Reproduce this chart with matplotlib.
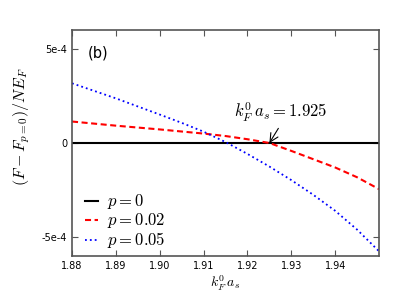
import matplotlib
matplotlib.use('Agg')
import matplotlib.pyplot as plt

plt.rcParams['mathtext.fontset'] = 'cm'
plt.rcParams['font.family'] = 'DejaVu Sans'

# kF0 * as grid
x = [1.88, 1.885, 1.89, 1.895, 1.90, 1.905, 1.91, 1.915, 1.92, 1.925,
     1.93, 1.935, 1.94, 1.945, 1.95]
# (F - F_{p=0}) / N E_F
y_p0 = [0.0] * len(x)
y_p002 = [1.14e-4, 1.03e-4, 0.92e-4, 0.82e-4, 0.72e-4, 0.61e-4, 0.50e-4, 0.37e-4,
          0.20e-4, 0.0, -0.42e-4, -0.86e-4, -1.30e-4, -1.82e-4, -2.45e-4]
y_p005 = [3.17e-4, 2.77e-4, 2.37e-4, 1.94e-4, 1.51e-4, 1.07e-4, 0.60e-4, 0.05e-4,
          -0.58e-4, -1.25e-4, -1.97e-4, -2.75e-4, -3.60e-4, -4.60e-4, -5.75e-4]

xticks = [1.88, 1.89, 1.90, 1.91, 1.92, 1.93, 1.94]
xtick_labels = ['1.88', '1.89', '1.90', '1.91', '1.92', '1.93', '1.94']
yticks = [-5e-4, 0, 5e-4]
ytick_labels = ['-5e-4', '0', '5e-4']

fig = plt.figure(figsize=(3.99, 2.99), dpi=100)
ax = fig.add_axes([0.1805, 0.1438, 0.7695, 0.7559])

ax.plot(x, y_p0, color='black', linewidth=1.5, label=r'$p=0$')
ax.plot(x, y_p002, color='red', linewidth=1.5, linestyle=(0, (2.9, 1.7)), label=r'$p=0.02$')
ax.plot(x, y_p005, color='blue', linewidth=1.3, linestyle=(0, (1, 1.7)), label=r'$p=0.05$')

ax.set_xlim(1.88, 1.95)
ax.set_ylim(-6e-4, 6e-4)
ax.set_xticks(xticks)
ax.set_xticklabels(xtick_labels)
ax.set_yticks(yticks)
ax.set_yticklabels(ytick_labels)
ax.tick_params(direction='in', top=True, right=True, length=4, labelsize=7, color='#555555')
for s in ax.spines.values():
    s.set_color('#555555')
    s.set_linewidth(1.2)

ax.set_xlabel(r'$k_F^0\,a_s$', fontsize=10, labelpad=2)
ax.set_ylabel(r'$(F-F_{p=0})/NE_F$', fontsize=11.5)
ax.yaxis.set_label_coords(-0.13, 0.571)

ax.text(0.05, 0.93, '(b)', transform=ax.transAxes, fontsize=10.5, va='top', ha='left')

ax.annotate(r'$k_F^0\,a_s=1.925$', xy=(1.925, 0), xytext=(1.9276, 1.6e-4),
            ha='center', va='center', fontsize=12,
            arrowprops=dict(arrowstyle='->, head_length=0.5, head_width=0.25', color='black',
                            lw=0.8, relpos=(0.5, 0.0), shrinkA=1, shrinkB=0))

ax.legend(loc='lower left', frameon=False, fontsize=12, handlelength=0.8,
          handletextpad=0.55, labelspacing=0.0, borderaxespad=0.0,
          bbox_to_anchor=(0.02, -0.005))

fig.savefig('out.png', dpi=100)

#####

▸ WORK TO BE COMPLETED
Reproduce the material above exactly, first line through the line that contains "plt.rcParams['font.family'] = 'DejaVu Sans'", minus the pictures.

▸ TASK ANSWER
Reproduce this chart with matplotlib.
import matplotlib
matplotlib.use('Agg')
import matplotlib.pyplot as plt

plt.rcParams['mathtext.fontset'] = 'cm'
plt.rcParams['font.family'] = 'DejaVu Sans'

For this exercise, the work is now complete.